What is needed: Collect all lines from the records below that include the word "matplotlib".

— Begin Supplied material —

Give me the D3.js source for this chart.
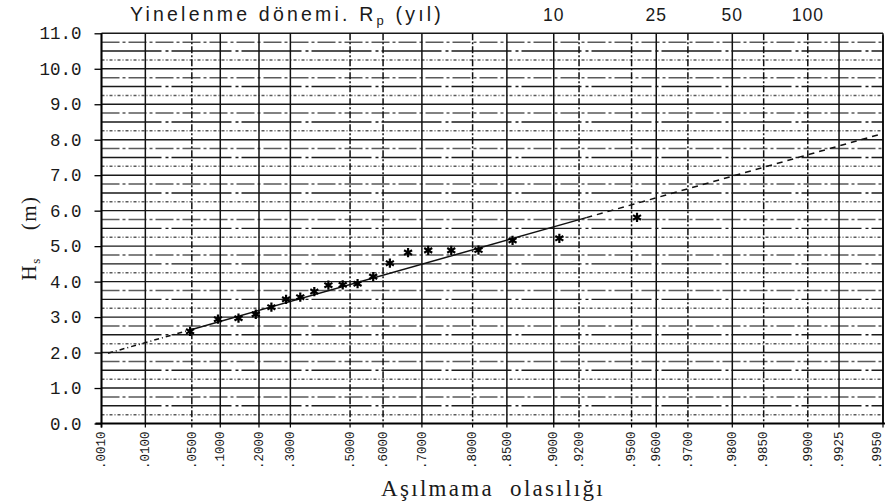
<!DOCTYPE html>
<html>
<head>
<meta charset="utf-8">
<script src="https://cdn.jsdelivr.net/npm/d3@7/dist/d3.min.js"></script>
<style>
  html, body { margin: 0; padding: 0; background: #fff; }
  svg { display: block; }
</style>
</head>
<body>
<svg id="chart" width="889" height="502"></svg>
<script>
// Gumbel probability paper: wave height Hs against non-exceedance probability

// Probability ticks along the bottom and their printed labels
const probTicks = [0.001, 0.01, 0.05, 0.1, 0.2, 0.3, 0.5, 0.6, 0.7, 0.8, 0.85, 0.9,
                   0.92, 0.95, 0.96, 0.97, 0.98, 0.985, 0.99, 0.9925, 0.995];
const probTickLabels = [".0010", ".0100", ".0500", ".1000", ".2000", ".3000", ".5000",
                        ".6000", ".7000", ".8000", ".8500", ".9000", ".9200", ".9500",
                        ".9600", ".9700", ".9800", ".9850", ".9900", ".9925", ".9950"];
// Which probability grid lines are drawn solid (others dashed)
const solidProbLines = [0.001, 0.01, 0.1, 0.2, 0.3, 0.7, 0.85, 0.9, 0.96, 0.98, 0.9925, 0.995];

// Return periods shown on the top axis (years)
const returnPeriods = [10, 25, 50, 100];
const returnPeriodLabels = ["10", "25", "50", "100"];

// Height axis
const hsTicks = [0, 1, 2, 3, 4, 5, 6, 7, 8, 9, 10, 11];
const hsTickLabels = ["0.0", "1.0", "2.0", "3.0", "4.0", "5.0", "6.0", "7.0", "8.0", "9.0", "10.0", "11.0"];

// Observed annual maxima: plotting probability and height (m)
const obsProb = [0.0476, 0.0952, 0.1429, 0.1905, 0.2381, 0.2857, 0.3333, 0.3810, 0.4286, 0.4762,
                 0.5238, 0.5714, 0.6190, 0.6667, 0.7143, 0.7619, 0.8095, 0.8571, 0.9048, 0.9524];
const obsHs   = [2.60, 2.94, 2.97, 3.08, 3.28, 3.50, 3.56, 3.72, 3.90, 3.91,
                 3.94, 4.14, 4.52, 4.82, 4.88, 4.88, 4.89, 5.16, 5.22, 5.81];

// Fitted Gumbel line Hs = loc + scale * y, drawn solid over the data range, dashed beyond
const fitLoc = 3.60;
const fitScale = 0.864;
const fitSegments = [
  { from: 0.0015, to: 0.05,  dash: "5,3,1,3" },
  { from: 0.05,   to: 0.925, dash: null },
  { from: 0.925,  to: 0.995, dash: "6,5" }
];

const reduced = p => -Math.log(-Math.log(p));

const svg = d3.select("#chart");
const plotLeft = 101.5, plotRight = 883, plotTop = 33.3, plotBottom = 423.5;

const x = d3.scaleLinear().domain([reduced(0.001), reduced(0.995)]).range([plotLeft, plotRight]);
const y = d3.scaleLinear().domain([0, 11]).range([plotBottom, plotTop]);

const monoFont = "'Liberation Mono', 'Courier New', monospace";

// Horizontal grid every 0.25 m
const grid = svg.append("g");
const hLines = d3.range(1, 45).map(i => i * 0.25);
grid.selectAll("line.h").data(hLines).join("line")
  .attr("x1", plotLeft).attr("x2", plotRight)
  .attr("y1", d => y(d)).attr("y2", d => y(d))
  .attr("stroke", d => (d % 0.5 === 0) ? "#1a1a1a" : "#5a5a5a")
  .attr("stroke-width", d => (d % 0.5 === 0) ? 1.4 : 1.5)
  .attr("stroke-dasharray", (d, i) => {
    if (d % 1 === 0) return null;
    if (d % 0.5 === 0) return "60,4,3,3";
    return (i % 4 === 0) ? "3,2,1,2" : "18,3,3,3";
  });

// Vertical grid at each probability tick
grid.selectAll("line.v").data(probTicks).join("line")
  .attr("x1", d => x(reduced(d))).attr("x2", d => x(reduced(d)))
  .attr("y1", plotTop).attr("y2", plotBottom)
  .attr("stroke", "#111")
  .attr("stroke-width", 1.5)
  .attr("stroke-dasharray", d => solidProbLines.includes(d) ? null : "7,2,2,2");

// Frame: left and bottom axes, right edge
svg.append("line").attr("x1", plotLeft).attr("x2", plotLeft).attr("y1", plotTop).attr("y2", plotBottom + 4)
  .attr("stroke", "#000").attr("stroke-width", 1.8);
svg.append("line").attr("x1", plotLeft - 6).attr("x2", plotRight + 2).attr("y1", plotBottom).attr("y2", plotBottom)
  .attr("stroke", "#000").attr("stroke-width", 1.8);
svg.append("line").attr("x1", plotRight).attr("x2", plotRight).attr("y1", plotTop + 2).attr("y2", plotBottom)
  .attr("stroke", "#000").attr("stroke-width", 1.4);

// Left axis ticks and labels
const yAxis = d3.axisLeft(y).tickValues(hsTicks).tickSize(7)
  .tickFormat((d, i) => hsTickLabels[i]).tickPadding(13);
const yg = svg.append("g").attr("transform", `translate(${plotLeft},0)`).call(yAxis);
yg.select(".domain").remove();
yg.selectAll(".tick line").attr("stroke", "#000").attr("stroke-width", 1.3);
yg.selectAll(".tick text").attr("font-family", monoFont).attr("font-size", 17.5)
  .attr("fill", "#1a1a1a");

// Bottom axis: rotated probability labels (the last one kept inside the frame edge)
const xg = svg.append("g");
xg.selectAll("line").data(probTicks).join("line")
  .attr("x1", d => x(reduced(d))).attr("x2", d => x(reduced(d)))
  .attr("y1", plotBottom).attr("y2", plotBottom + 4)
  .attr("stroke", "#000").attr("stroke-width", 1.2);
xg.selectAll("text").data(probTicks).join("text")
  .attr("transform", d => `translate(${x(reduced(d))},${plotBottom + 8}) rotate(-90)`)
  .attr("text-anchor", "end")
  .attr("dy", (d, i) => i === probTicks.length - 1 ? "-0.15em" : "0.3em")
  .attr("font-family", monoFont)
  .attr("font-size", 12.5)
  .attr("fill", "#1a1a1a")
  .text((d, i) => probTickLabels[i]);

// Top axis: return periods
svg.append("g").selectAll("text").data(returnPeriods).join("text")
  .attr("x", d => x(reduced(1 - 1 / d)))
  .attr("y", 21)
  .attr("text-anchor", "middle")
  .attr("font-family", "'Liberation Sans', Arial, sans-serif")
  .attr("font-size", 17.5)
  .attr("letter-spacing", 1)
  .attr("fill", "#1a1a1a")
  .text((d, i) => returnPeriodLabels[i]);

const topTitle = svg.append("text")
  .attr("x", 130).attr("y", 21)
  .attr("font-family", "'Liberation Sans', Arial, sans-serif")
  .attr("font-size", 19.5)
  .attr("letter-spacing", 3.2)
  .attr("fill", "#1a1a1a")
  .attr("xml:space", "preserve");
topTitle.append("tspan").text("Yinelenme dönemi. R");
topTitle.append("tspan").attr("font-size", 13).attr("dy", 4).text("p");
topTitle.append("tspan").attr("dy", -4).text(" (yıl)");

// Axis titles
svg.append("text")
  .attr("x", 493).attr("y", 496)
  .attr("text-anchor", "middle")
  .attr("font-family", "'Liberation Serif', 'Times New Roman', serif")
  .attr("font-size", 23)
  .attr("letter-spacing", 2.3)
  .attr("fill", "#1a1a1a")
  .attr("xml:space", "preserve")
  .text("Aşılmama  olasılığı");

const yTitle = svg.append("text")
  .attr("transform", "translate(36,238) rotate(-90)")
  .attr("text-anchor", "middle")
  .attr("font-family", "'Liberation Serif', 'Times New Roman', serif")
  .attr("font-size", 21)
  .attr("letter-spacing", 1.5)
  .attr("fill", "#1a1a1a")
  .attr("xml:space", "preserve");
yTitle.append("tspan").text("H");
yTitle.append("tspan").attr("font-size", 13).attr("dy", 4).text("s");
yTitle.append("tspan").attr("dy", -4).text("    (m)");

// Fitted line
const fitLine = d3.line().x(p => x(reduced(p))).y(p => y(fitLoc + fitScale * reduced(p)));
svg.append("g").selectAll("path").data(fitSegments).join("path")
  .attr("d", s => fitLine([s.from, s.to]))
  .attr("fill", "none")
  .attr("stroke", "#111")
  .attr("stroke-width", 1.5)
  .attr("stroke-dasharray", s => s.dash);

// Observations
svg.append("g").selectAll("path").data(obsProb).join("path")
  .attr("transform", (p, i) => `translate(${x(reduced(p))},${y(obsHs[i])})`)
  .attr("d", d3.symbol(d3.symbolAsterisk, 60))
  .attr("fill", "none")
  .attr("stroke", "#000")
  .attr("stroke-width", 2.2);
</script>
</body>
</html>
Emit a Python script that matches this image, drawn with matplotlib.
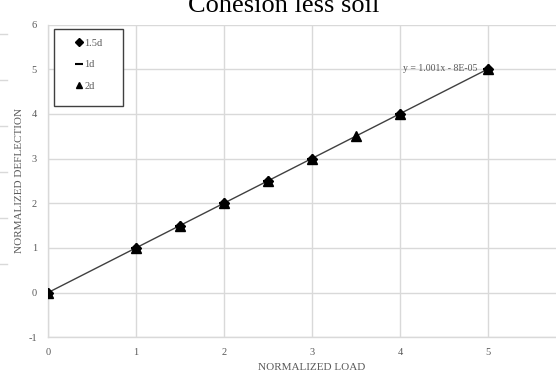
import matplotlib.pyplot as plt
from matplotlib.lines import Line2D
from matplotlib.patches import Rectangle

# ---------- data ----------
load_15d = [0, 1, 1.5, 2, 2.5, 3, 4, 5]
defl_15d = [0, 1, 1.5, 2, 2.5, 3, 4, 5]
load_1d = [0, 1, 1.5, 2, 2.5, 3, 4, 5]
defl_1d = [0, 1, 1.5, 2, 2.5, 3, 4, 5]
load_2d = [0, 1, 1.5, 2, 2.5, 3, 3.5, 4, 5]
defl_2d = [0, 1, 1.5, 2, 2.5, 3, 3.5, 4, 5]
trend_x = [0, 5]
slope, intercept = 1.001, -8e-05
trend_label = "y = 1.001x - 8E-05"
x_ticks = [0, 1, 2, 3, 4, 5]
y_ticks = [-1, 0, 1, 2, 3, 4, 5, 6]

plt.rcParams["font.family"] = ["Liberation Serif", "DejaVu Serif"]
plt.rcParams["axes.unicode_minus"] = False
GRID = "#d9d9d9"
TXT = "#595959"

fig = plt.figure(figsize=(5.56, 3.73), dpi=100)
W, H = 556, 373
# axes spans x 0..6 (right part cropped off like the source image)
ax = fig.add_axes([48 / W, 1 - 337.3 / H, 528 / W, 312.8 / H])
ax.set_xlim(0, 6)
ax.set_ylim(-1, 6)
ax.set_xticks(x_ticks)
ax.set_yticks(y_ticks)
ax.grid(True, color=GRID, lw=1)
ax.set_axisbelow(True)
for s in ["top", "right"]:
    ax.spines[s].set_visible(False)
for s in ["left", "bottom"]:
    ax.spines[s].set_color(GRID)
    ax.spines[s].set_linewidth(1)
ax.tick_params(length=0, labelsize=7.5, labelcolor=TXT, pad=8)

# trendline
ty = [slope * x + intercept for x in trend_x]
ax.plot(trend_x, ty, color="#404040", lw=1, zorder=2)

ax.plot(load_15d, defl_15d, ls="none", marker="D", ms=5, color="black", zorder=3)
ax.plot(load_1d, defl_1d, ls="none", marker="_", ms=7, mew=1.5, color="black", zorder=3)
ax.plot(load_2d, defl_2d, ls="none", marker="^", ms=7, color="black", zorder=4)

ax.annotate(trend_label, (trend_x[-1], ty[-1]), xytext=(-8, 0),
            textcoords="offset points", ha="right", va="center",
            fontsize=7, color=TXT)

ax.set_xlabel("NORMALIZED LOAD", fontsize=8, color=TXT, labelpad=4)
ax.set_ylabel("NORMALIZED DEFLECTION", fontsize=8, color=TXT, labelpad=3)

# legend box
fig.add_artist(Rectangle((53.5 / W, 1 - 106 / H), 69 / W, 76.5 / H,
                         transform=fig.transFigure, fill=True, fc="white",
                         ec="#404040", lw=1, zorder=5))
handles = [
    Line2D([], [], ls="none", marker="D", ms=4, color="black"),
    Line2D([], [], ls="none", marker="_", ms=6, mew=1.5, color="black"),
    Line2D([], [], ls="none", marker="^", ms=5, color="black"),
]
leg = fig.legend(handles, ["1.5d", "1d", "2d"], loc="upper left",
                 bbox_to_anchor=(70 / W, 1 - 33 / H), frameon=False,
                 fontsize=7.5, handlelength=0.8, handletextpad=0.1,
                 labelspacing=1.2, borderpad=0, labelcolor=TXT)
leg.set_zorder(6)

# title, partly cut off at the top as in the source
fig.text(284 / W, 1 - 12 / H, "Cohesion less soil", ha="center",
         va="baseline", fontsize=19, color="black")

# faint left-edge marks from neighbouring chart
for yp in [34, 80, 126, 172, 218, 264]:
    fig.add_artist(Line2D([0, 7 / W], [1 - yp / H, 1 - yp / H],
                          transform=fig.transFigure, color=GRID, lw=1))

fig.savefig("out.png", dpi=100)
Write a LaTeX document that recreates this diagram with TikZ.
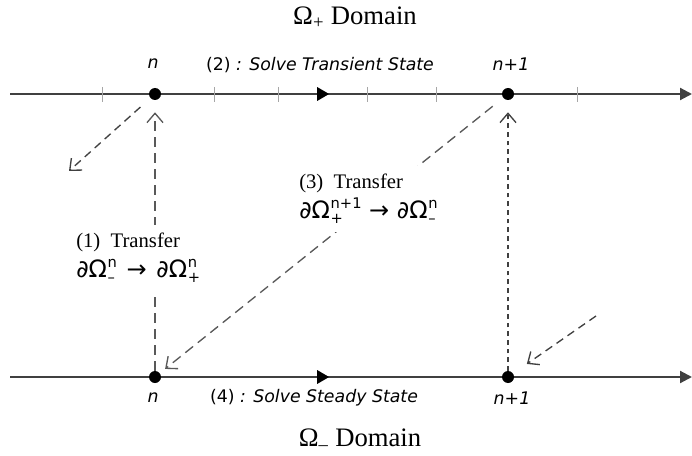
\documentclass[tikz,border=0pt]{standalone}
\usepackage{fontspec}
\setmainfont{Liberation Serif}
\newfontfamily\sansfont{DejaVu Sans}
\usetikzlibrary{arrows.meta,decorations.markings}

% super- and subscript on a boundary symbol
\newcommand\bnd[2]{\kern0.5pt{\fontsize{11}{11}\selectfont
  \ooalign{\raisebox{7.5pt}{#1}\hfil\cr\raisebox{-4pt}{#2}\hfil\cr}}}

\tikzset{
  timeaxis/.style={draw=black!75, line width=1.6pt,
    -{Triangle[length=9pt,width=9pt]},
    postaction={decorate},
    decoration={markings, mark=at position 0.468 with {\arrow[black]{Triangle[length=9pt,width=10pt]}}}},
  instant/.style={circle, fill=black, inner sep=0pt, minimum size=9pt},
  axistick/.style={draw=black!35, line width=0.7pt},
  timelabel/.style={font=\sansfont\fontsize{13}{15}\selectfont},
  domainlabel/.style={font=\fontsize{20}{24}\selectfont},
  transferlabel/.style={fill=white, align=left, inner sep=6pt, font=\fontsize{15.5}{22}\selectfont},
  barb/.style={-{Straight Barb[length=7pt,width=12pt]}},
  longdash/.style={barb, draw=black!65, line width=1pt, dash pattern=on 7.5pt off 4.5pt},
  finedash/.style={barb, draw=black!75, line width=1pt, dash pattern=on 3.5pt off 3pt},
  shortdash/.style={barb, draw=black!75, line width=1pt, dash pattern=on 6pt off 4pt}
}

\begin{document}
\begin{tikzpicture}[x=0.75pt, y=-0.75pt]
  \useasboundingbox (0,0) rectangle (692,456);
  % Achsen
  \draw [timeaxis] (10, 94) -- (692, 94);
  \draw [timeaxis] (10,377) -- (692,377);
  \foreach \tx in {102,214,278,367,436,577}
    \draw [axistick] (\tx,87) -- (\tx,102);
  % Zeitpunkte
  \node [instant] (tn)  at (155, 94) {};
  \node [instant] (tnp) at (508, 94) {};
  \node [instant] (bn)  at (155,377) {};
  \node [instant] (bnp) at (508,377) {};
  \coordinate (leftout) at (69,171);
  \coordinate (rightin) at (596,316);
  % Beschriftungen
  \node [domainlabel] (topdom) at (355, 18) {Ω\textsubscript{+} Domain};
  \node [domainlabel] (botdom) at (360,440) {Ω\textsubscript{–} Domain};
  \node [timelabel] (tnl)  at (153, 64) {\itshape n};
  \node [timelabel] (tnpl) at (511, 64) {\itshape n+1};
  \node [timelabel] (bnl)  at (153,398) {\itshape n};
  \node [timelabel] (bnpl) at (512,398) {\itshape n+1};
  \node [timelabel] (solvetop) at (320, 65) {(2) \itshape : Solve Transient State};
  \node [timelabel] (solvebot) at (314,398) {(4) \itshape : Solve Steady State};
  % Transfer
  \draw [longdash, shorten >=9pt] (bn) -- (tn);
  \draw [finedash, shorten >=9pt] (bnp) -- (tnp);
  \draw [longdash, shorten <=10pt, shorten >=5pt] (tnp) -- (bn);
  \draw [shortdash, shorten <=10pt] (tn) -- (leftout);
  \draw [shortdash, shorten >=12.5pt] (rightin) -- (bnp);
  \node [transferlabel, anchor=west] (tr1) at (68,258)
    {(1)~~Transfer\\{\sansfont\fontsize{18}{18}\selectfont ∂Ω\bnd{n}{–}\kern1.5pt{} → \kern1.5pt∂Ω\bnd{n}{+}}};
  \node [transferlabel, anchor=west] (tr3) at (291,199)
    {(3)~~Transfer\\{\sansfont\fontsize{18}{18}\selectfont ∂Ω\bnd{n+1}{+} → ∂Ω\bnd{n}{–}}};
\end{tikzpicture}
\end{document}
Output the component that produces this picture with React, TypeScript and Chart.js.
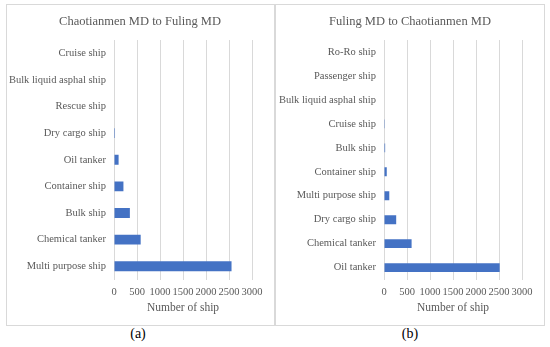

— End Supplied material —

Solved problem:
Emit a Python script that matches this image, drawn with matplotlib.
import matplotlib.pyplot as plt
from matplotlib.lines import Line2D
from matplotlib.patches import Rectangle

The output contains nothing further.